Where are you at when it comes to the reporting of suicide, because there seems to be a divergence of views now? I’ve often spoken to different people on this program about how the media should handle the reporting of suicide. Some have suggested we should handle it like we report the road toll every Christmas. What’s your view?
I think the media balance on this is correct at the moment. There are differing views, but the best advice that I have is we need to talk about the risk and the issues, but to focus on individual cases can inadvertently create what’s called a clustering effect.
So, it’s about identifying that, if you have a problem, if you can feel that you are heading down the path, it’s the right thing to seek help. The world is better off with you than without you. That’s a very strong message which is coming through from the mental health and the suicide prevention community.

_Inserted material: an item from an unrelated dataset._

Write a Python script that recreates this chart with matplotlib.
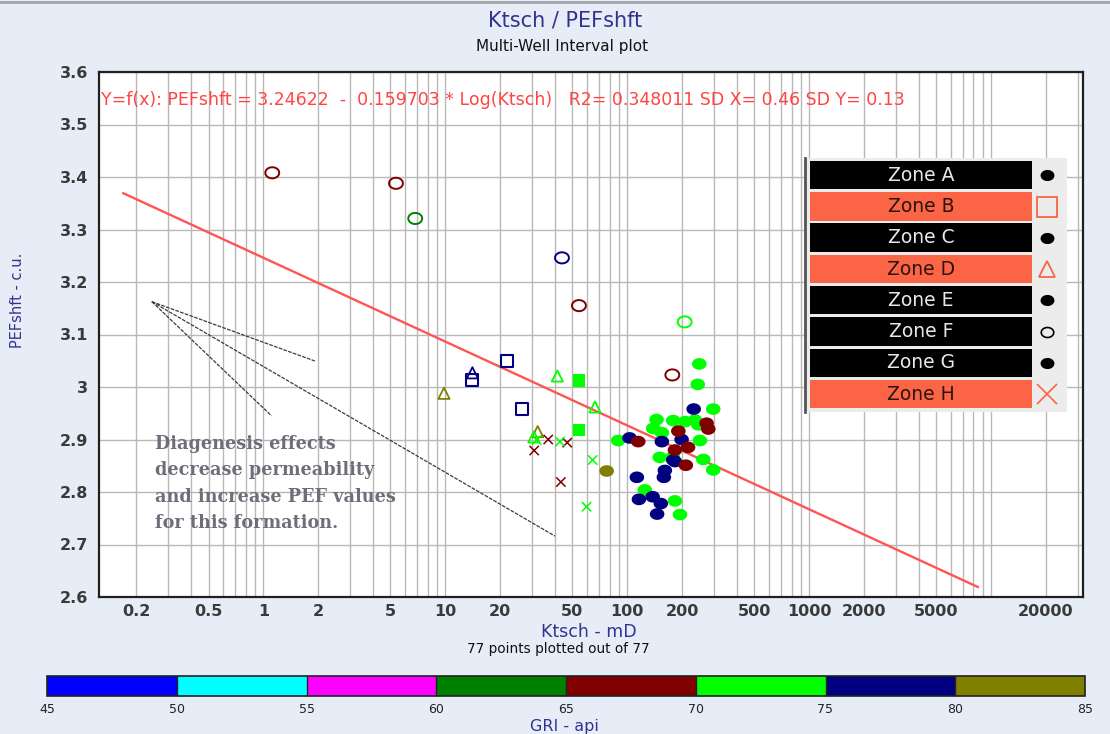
import numpy as np
import matplotlib
matplotlib.use("Agg")
import matplotlib.pyplot as plt
from matplotlib.colors import ListedColormap, BoundaryNorm
from matplotlib.patches import Rectangle
import matplotlib.ticker as mticker
import matplotlib.colorbar as mcolorbar

plt.rcParams['font.family'] = ['DejaVu Sans']

# ---------------- data ----------------
# Zone F : open circles
f_k   = [1.12, 5.36, 6.84, 43.8, 54.3, 207, 177]
f_pef = [3.408, 3.388, 3.321, 3.246, 3.155, 3.124, 3.023]
f_gri = [67, 67, 62, 77, 67, 72, 67]

# Zone B : open squares
b_k   = [21.9, 26.5, 14.1]
b_pef = [3.050, 2.958, 3.014]
b_gri = [77, 77, 77]

# filled squares
sq_k   = [54.3, 54.3]
sq_pef = [3.013, 2.918]
sq_gri = [72, 72]

# Zone D : triangles
d_k   = [9.84, 41.3, 66.5, 32.2, 30.7, 14.1]
d_pef = [2.988, 3.021, 2.962, 2.915, 2.905, 3.027]
d_gri = [82, 72, 72, 82, 72, 77]

# Zone H : crosses
h_k   = [36.8, 46.8, 30.8, 43.2, 31.8, 42.7, 64.6, 59.8]
h_pef = [2.900, 2.894, 2.879, 2.819, 2.899, 2.896, 2.861, 2.772]
h_gri = [67, 67, 67, 67, 72, 72, 72, 72]

# Zones A/C/E/G : filled ellipses
e_k = [249, 244, 297, 145, 179, 208, 236, 246, 139, 155, 89.2, 251, 151, 178,
       262, 297, 125, 183, 195,
       232, 103, 155, 199, 183, 161, 159, 113, 116, 138, 153, 146, 179,
       273, 279, 191, 115, 216, 183, 210,
       77.1]
e_pef = [3.044, 3.005, 2.958, 2.938, 2.936, 2.934, 2.937, 2.928, 2.921, 2.913,
         2.898, 2.898, 2.866, 2.867, 2.862, 2.842, 2.804, 2.783, 2.757,
         2.958, 2.903, 2.896, 2.900, 2.858, 2.841, 2.828, 2.828, 2.786, 2.791,
         2.778, 2.758, 2.861,
         2.931, 2.920, 2.916, 2.896, 2.885, 2.880, 2.851,
         2.840]
e_gri = [72] * 19 + [77] * 13 + [67] * 7 + [82]

# regression
fit_a, fit_b = 3.24622, 0.159703
fit_k = [0.17, 8450]

# annotation wedge lines (data coords)
wedge_apex = (0.244, 3.1625)
wedge_ends_k = [1.92, 1.11, 40.1]
wedge_ends_pef = [3.0495, 2.945, 2.716]

x_ticks = [0.2, 0.5, 1, 2, 5, 10, 20, 50, 100, 200, 500, 1000, 2000, 5000, 20000]
x_ticklabels = ['0.2', '0.5', '1', '2', '5', '10', '20', '50', '100', '200',
                '500', '1000', '2000', '5000', '20000']
y_ticks = [2.6, 2.7, 2.8, 2.9, 3.0, 3.1, 3.2, 3.3, 3.4, 3.5, 3.6]
y_ticklabels = ['2.6', '2.7', '2.8', '2.9', '3', '3.1', '3.2', '3.3', '3.4', '3.5', '3.6']

gri_bounds = [45, 50, 55, 60, 65, 70, 75, 80, 85]
gri_colors = ['#0000ff', '#00ffff', '#ff00ff', '#008000', '#800000', '#00ff00',
              '#000080', '#808000']

zones = ['Zone A', 'Zone B', 'Zone C', 'Zone D', 'Zone E', 'Zone F', 'Zone G', 'Zone H']
zone_red = [False, True, False, True, False, False, False, True]

# ---------------- figure ----------------
W, H = 1110, 734
fig = plt.figure(figsize=(W / 100, H / 100), dpi=100, facecolor='#e6edf6')

def fx(px):
    return px / W

def fy(py):
    return 1 - py / H

# top border line of the window
fig.add_artist(plt.Line2D([0, 1], [fy(2), fy(2)], color='#a0a4aa', lw=2,
                          transform=fig.transFigure))

ax = fig.add_axes([fx(99), fy(597), fx(1083 - 99), (597 - 72) / H])
ax.set_facecolor('white')
ax.set_xscale('log')
ax.set_xlim(0.125, 32000)
ax.set_ylim(2.6, 3.6)

cmap = ListedColormap(gri_colors)
norm = BoundaryNorm(gri_bounds, cmap.N)

# grid
ax.xaxis.set_major_locator(mticker.FixedLocator(x_ticks))
ax.xaxis.set_major_formatter(mticker.FixedFormatter(x_ticklabels))
ax.xaxis.set_minor_locator(mticker.LogLocator(base=10, subs=np.arange(1, 10), numticks=30))
ax.xaxis.set_minor_formatter(mticker.NullFormatter())
ax.set_yticks(y_ticks)
ax.set_yticklabels(y_ticklabels)
ax.grid(True, which='both', axis='x', color='#b8b8b8', lw=1.0)
ax.grid(True, which='major', axis='y', color='#b8b8b8', lw=1.0)
ax.set_axisbelow(True)
ax.tick_params(axis='both', which='both', length=0)
ax.tick_params(axis='x', pad=5, labelsize=11.5, labelcolor='#3a3a3a')
ax.tick_params(axis='y', pad=8, labelsize=11.5, labelcolor='#3a3a3a')
for lab in ax.get_xticklabels() + ax.get_yticklabels():
    lab.set_fontweight('bold')
for sp in ax.spines.values():
    sp.set_color('#202020')
    sp.set_linewidth(1.6)

# wedge annotation lines
for ek, ep in zip(wedge_ends_k, wedge_ends_pef):
    ax.plot([wedge_apex[0], ek], [wedge_apex[1], ep], color='#3c3c3c', lw=0.9,
            ls=(0, (3, 1)), zorder=2)

# regression line
fk = np.array(fit_k)
ax.plot(fk, fit_a - fit_b * np.log10(fk), color='#ff5555', lw=1.7, zorder=3)

# markers
th = np.linspace(0, 2 * np.pi, 60)
ell = np.column_stack([np.cos(th), 0.8 * np.sin(th)])

def cols(g):
    return cmap(norm(np.array(g)))

ax.scatter(e_k, e_pef, c=e_gri, cmap=cmap, norm=norm, marker=ell, s=110,
           linewidths=0, zorder=4)
ax.scatter(f_k, f_pef, facecolors='none', edgecolors=cols(f_gri), marker=ell,
           s=100, linewidths=1.4, zorder=4)
ax.scatter(b_k, b_pef, facecolors='none', edgecolors=cols(b_gri), marker='s',
           s=75, linewidths=1.5, zorder=4)
ax.scatter(sq_k, sq_pef, c=sq_gri, cmap=cmap, norm=norm, marker='s', s=85,
           linewidths=0, zorder=4)
ax.scatter(d_k, d_pef, facecolors='none', edgecolors=cols(d_gri), marker='^',
           s=65, linewidths=1.3, zorder=4)
ax.scatter(h_k, h_pef, c=h_gri, cmap=cmap, norm=norm, marker='x', s=45,
           linewidths=1.1, zorder=4)

# equation text
fig.text(fx(101), fy(100), 'Y=f(x): PEFshft = 3.24622  -  0.159703 * Log(Ktsch)   '
         'R2= 0.348011 SD X= 0.46 SD Y= 0.13', color='#ff4444', fontsize=12.5,
         va='center', ha='left')

# diagenesis text
diag_lines = ['Diagenesis effects', 'decrease permeability',
              'and increase PEF values', 'for this formation.']
for i, t in enumerate(diag_lines):
    fig.text(fx(155), fy(444 + 26.3 * i), t, family='DejaVu Serif',
             fontweight='bold', fontsize=12.7, color='#6e6e7a', va='center',
             ha='left')

# titles and labels
fig.text(0.5 * (483 + 648) / W, fy(20), 'Ktsch / PEFshft', ha='center', va='center',
         fontsize=15, color='#33338f')
fig.text(fx(562), fy(46), 'Multi-Well Interval plot', ha='center', va='center',
         fontsize=11, color='#111111')
fig.text(fx(18), fy(300), 'PEFshft - c.u.', rotation=90, ha='center',
         va='center', fontsize=10.5, color='#33338f')
fig.text(fx(589), fy(632), 'Ktsch - mD', ha='center', va='center',
         fontsize=12.5, color='#33338f')
fig.text(fx(558), fy(649), '77 points plotted out of 77', ha='center',
         va='center', fontsize=9.8, color='#111111')

# legend panel
lx0, ly0, lx1, ly1 = 805, 158, 1067, 412
lax = fig.add_axes([fx(lx0), fy(ly1), fx(lx1 - lx0), (ly1 - ly0) / H])
lax.set_xlim(0, lx1 - lx0)
lax.set_ylim(ly1 - ly0, 0)
lax.set_facecolor('#ececec')
lax.set_xticks([])
lax.set_yticks([])
for k, sp in lax.spines.items():
    sp.set_visible(k == 'left')
lax.spines['left'].set_color('#555555')
lax.spines['left'].set_linewidth(2)
red = '#fb6445'
for i, (z, isred) in enumerate(zip(zones, zone_red)):
    top = 2.7 + 31.3 * i
    lax.add_patch(Rectangle((5, top), 222, 28.5, facecolor=red if isred else 'black',
                            edgecolor='none'))
    lax.text(116, top + 14.5, z, ha='center', va='center', fontsize=13.5,
             color='#2a1410' if isred else '#e8e8e8')
    cy = top + 14.5
    if z in ('Zone A', 'Zone C', 'Zone E', 'Zone G'):
        lax.plot([242], [cy], marker=ell, ms=10, color='black', mew=0)
    elif z == 'Zone B':
        lax.plot([242], [cy], marker='s', ms=15, mfc='none', mec=red, mew=1.3)
    elif z == 'Zone D':
        lax.plot([242], [cy], marker='^', ms=12, mfc='none', mec=red, mew=1.3)
    elif z == 'Zone F':
        lax.plot([242], [cy], marker=ell, ms=9, mfc='none', mec='black', mew=1.2)
    else:
        lax.plot([242], [cy], marker='x', ms=15, color=red, mew=1.2)

# colour bar
cax = fig.add_axes([fx(47), fy(696), fx(1085 - 47), 20 / H])
cb = mcolorbar.ColorbarBase(cax, cmap=cmap, norm=norm, orientation='horizontal',
                            ticks=gri_bounds, drawedges=True)
cb.outline.set_linewidth(1.2)
cb.outline.set_edgecolor('#222222')
cb.dividers.set_color('#222222')
cb.dividers.set_linewidth(1)
cax.tick_params(length=0, pad=5, labelsize=9, labelcolor='#222222')
cax.set_xticklabels([str(v) for v in gri_bounds])
fig.text(fx(564), fy(727), 'GRI - api', ha='center', va='center', fontsize=11.5,
         color='#33338f')

fig.savefig('out.png', dpi=100, facecolor=fig.get_facecolor())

So to be fair I think the media has got the balance right. Generally, we need to talk about the problem but not the individual cases because of the clustering effect, because of the impact that it can have on young people, and to say, above all else, there are ways through, and whether it’s beyondblue, whether it’s Lifeline, whether R U OK?, whether it’s headspace, where you can walk through the door or you can go online to eheadspace or headtohealth in the middle of the night.
There are avenues. You are not alone. That’s such an important message. If you ask me my view, I think you’re in the right place, but being able to talk about the general problem rather than the specific case is probably the right balance.
Minister Hunt, there’s never enough time to talk about these two issues, but we will have to leave it there. Thanks so much, we’ll speak again.